Dashboard!

The dashboard page thing looks so different today. That is because it is! But why? I like it better the way it was before. It has been three days since I last wrote anything here, and surprisingly, I did not miss this at all. I suppose that given certain circumstances, I just do not feel the need to anymore. But oh, well. I told myself that I would not neglect this blog, that this is another thing on my "Commitment(s)" list. Deca was the very first one on that list. Now instead of just one item, I have...more :)
I honestly do not know how, when, or why I became commitment-phobic, so to speak. That sounds very extreme, so I guess I will tone it down and say that I used to be afraid of commitment. Strange. Actually, it is not even that I was ever truly afraid. Curiosity, infatuation, impatience. Over and over. There you go. But hopefully I will grow out of that, as I have with the repetitive marriage-divorce thing. Haha.

At the moment, I am talking to a friend with whom I have not conversed in such a long time! In ninth grade, we had only Spanish and PE together, but we talked so very much. This year, rarely ever. And now we are discussing...current events in our lives. Quite interesting.
I am also listening to "songs." Special songs.

Oh, I think that I have lost The Scarlet Letter. I remember I read a few pages the other day, but I forget where I left it. I looked for it for a few minutes last night before we went out to eat dinner, but I could not find it. And when we returned, I could not find it again! Darn. Now I will have to go hunting or something. Where is a book detector when I need one?

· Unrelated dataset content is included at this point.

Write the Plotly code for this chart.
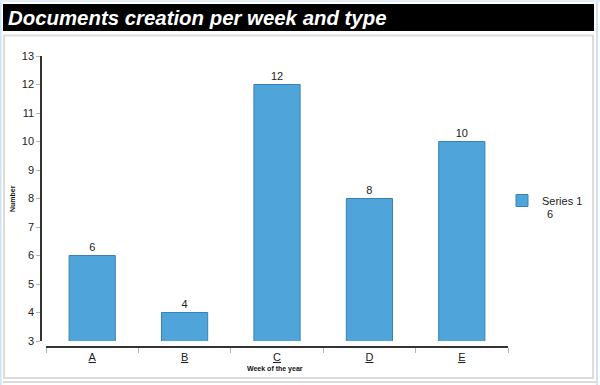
import plotly.graph_objects as go

categories = ["A", "B", "C", "D", "E"]
values = [6, 4, 12, 8, 10]
series_name = "Series 1"
legend_extra = "6"
title_text = "Documents creation per week and type"
x_title = "Week of the year"
y_title = "Number"
y_ticks = list(range(3, 14))

W, H = 600, 385


def px2x(px):
    return px / W


def px2y(py):
    return 1 - py / H


bar_color = "#4fa5da"
font = "Liberation Sans, Arial, sans-serif"

fig = go.Figure()
fig.add_trace(go.Bar(
    x=categories, y=values, name=series_name,
    marker=dict(color=bar_color, line=dict(color="#3a80b5", width=1)),
    width=0.5,
    text=[str(v) for v in values], textposition="outside",
    textfont=dict(family=font, size=11, color="#222"),
    cliponaxis=False,
    showlegend=True,
))

shapes = [
    dict(type="line", xref="paper", yref="paper", x0=px2x(0.5), x1=px2x(0.5), y0=0, y1=1,
         line=dict(color="#cfe3f5", width=2), layer="below"),
    dict(type="line", xref="paper", yref="paper", x0=px2x(597), x1=px2x(597), y0=0, y1=1,
         line=dict(color="#cfe3f5", width=2), layer="below"),
    dict(type="line", xref="paper", yref="paper", x0=0, x1=1, y0=px2y(1), y1=px2y(1),
         line=dict(color="#e3eef8", width=2), layer="below"),
    dict(type="rect", xref="paper", yref="paper", x0=px2x(3), x1=px2x(594), y0=px2y(4), y1=px2y(31),
         fillcolor="black", line=dict(width=0), layer="below"),
    dict(type="rect", xref="paper", yref="paper", x0=px2x(4), x1=px2x(593), y0=px2y(35.5), y1=px2y(378),
         fillcolor="white", line=dict(color="#dcdcdc", width=2), layer="below"),
    dict(type="line", xref="paper", yref="paper", x0=px2x(3), x1=px2x(597), y0=px2y(382), y1=px2y(382),
         line=dict(color="#dcdcdc", width=2), layer="below"),
]

annotations = [
    dict(text="<b><i>" + title_text + "</i></b>", xref="paper", yref="paper",
         x=px2x(6), y=px2y(18), xanchor="left", yanchor="middle", showarrow=False,
         font=dict(family=font, size=20.4, color="white")),
    dict(text="<b>" + x_title + "</b>", xref="paper", yref="paper",
         x=px2x(275), y=px2y(369), xanchor="center", yanchor="middle", showarrow=False,
         font=dict(family=font, size=7, color="#111")),
    dict(text="<b>" + y_title + "</b>", xref="paper", yref="paper", textangle=-90,
         x=px2x(13), y=px2y(199), xanchor="center", yanchor="middle", showarrow=False,
         font=dict(family=font, size=7, color="#111")),
    dict(text=legend_extra, xref="paper", yref="paper",
         x=px2x(545), y=px2y(214), xanchor="left", yanchor="middle", showarrow=False,
         font=dict(family=font, size=11, color="#222")),
]

fig.update_layout(
    width=W, height=H,
    margin=dict(l=0, r=0, t=0, b=0, pad=0, autoexpand=False),
    paper_bgcolor="white", plot_bgcolor="rgba(0,0,0,0)",
    font=dict(family=font, size=11, color="#222"),
    shapes=shapes, annotations=annotations,
    xaxis=dict(
        domain=[px2x(46), px2x(508)], anchor="free", position=px2y(347),
        range=[-0.5, 4.5], tickmode="array", tickvals=list(range(5)),
        ticktext=["<u>" + c + "</u>" for c in categories],
        tickson="boundaries", ticks="outside", ticklen=5, tickcolor="#b3b3b3",
        showline=True, linecolor="#333", linewidth=1.5, showgrid=False,
        tickfont=dict(family=font, size=11, color="#222"), zeroline=False,
        automargin=False,
    ),
    yaxis=dict(
        domain=[px2y(341), px2y(56)], anchor="free", position=px2x(41),
        range=[3, 13], tickvals=y_ticks,
        ticks="outside", ticklen=4, tickcolor="#b3b3b3", ticklabelstandoff=0,
        showline=True, linecolor="#333", linewidth=1.5, showgrid=False, zeroline=False,
        tickfont=dict(family=font, size=11, color="#222"),
        automargin=False,
    ),
    legend=dict(x=px2x(502), y=px2y(186), xanchor="left", yanchor="top",
                bgcolor="rgba(0,0,0,0)", font=dict(family=font, size=11, color="#222"),
                itemwidth=30),
)

fig.write_html("out.html", config={"displayModeBar": False},
               post_script="document.body.style.margin='0';")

I went to sleep uncharacteristically early last night. At 10:30 or so... Or, well, I was ready to sleep by that time. I had been sleeping at midnight or so and then waking up around six everyday, and I was so extremely sleepy. Anyway, I probably fell asleep at 11:40 and then at 7:02, my phone vibrated. It was my cousin calling me to go jogging because I had promised her last night I would go with her. So around eight, we finally went jogging around the blocks around the vicinity of our homes. It was actually productive jogging this time, too! Because every other time I have gone with her, we just walked. It felt so good to run, though, because I had not done so in quite a long time, and now that I do not have the fitness center place to go to four days of the week anymore, doing that will do me some good. Perhaps I will "commit" and actually do it every day of the week now. But not at 7 A.M. though. That is way too insanely early. Maybe eight, haha.

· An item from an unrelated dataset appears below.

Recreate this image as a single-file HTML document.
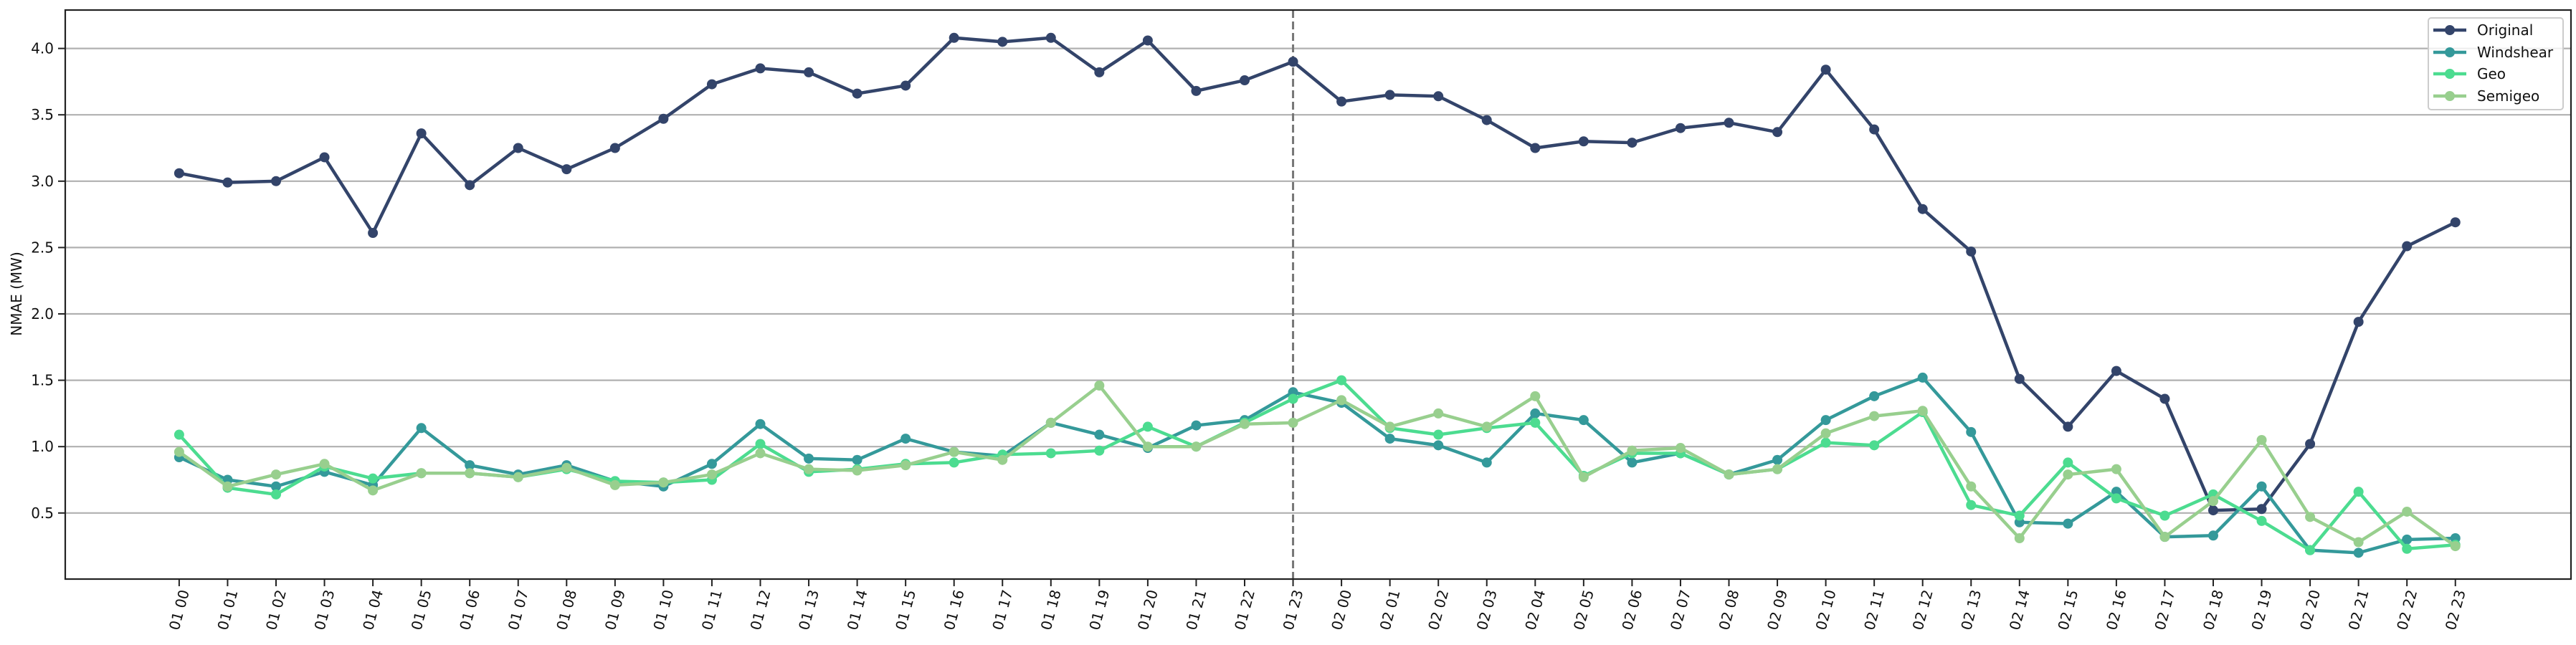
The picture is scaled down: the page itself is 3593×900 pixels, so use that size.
<!DOCTYPE html>
<html><head><meta charset="utf-8"><style>
html,body{margin:0;padding:0;background:#fff;}
svg{display:block;font-family:"DejaVu Sans","Liberation Sans",sans-serif;}
</style></head><body>
<svg id="chart" width="3593" height="900" viewBox="0 0 3593 900" xmlns="http://www.w3.org/2000/svg">
<rect x="0" y="0" width="3593" height="900" fill="#fff"/>
<g id="grid"></g>
<line x1="1803.6" y1="14" x2="1803.6" y2="808" stroke="#777" stroke-width="3" stroke-dasharray="11,5" id="vline"/>
<g id="series"></g>
<rect x="91" y="14" width="3495" height="794" fill="none" stroke="#222" stroke-width="2.2"/>
<g id="yticks"></g>
<g id="xticks"></g>
<text x="0" y="0" transform="translate(30,410) rotate(-90)" text-anchor="middle" font-size="20" fill="#111">NMAE (MW)</text>
<g id="legend">
<rect x="3387" y="25" width="188" height="128" rx="4" fill="#fff" fill-opacity="0.8" stroke="#ccc" stroke-width="2"/>
</g>
</svg>
<script>
const categories = ["01 00","01 01","01 02","01 03","01 04","01 05","01 06","01 07","01 08","01 09","01 10","01 11","01 12","01 13","01 14","01 15","01 16","01 17","01 18","01 19","01 20","01 21","01 22","01 23","02 00","02 01","02 02","02 03","02 04","02 05","02 06","02 07","02 08","02 09","02 10","02 11","02 12","02 13","02 14","02 15","02 16","02 17","02 18","02 19","02 20","02 21","02 22","02 23"];
const original = [3.06,2.99,3.00,3.18,2.61,3.36,2.97,3.25,3.09,3.25,3.47,3.73,3.85,3.82,3.66,3.72,4.08,4.05,4.08,3.82,4.06,3.68,3.76,3.90,3.60,3.65,3.64,3.46,3.25,3.30,3.29,3.40,3.44,3.37,3.84,3.39,2.79,2.47,1.51,1.15,1.57,1.36,0.52,0.53,1.02,1.94,2.51,2.69];
const windshear = [0.92,0.75,0.70,0.81,0.71,1.14,0.86,0.79,0.86,0.74,0.70,0.87,1.17,0.91,0.90,1.06,0.96,0.93,1.18,1.09,0.99,1.16,1.20,1.41,1.33,1.06,1.01,0.88,1.25,1.20,0.88,0.95,0.79,0.90,1.20,1.38,1.52,1.11,0.43,0.42,0.66,0.32,0.33,0.70,0.22,0.20,0.30,0.31];
const geo = [1.09,0.69,0.64,0.85,0.76,0.80,0.80,0.77,0.83,0.74,0.73,0.75,1.02,0.81,0.83,0.87,0.88,0.94,0.95,0.97,1.15,1.00,1.18,1.36,1.50,1.14,1.09,1.14,1.18,0.78,0.95,0.95,0.79,0.83,1.03,1.01,1.26,0.56,0.48,0.88,0.61,0.48,0.64,0.44,0.22,0.66,0.23,0.26];
const semigeo = [0.96,0.70,0.79,0.87,0.67,0.80,0.80,0.77,0.84,0.71,0.73,0.79,0.95,0.83,0.82,0.86,0.96,0.90,1.18,1.46,1.00,1.00,1.17,1.18,1.35,1.15,1.25,1.15,1.38,0.77,0.97,0.99,0.79,0.83,1.10,1.23,1.27,0.70,0.31,0.79,0.83,0.32,0.59,1.05,0.47,0.28,0.51,0.25];
const yTicks = [0.5,1.0,1.5,2.0,2.5,3.0,3.5,4.0];
const seriesNames = ["Original","Windshear","Geo","Semigeo"];
const splitIndex = 23;

const NS="http://www.w3.org/2000/svg";
const X0=249.9, DX=67.55, Y0=808.4, KY=185.2;
function xs(i){return X0+i*DX;}
function ys(v){return Y0-v*KY;}
function mk(tag,attrs,parent){const e=document.createElementNS(NS,tag);for(const k in attrs)e.setAttribute(k,attrs[k]);parent.appendChild(e);return e;}

const grid=document.getElementById('grid'), yt=document.getElementById('yticks'), xt=document.getElementById('xticks');
yTicks.forEach(v=>{
  const g=mk('line',{x1:91,x2:3586,y1:ys(v),y2:ys(v),stroke:'#b0b0b0','stroke-width':2.2},grid);
  
  
  const t=mk('line',{x1:81,x2:91,y1:ys(v),y2:ys(v),stroke:'#222','stroke-width':2},yt);
  
  
  const l=mk('text',{x:75,y:ys(v)+7,'text-anchor':'end','font-size':20,fill:'#111'},yt);
  l.textContent=v.toFixed(1);
  
  
});
categories.forEach((c,i)=>{
  const t=mk('line',{x1:xs(i),x2:xs(i),y1:808,y2:818,stroke:'#222','stroke-width':2},xt);
  
  
  const l=mk('text',{x:0,y:0,transform:`translate(${xs(i)},851) rotate(-75)`,'text-anchor':'middle','dominant-baseline':'central','font-size':20,fill:'#111'},xt);
  l.textContent=c;
  
  
});
const vl=document.getElementById('vline');
vl.setAttribute('x1',xs(splitIndex));vl.setAttribute('x2',xs(splitIndex));

const colors=['#33446a','#34999a','#4cdc90','#98cf8e'];
const data=[original,windshear,geo,semigeo];
const sg=document.getElementById('series');
data.forEach((arr,si)=>{
  const g=mk('g',{},sg);
  
  
  const pl=mk('polyline',{points:arr.map((v,i)=>xs(i)+','+ys(v)).join(' '),fill:'none',stroke:colors[si],'stroke-width':4.5,'stroke-linejoin':'round'},g);
  
  
  arr.forEach((v,i)=>{
    const c=mk('circle',{cx:xs(i),cy:ys(v),r:7,fill:colors[si]},g);
    
    
  });
});
const lg=document.getElementById('legend');
const rowsY=[42,73,103,134];
seriesNames.forEach((n,si)=>{
  const g=mk('g',{},lg);
  
  
  mk('line',{x1:3394,x2:3440,y1:rowsY[si],y2:rowsY[si],stroke:colors[si],'stroke-width':4.5},g);
  mk('circle',{cx:3417,cy:rowsY[si],r:7,fill:colors[si]},g);
  const t=mk('text',{x:3455,y:rowsY[si]+7,'font-size':20,fill:'#111'},g);
  t.textContent=n;
  
  
});
</script>
</body></html>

Since I have not done much lately except go to school and all that stuff (among other..."stuff"), I have nothing much more interesting to say. Except that I found a great big music book for piano at the library yesterday... And I will probably just end up returning it in two weeks. Or later, since I always return everything late anyway.
And I have nothing more to say. Really.

Let's not forget that the little emotions are the great captains of our lives and we obey them without realizing it.
-Vincent Van Gogh

The feeling is often the deeper truth, the opinion the more superficial one.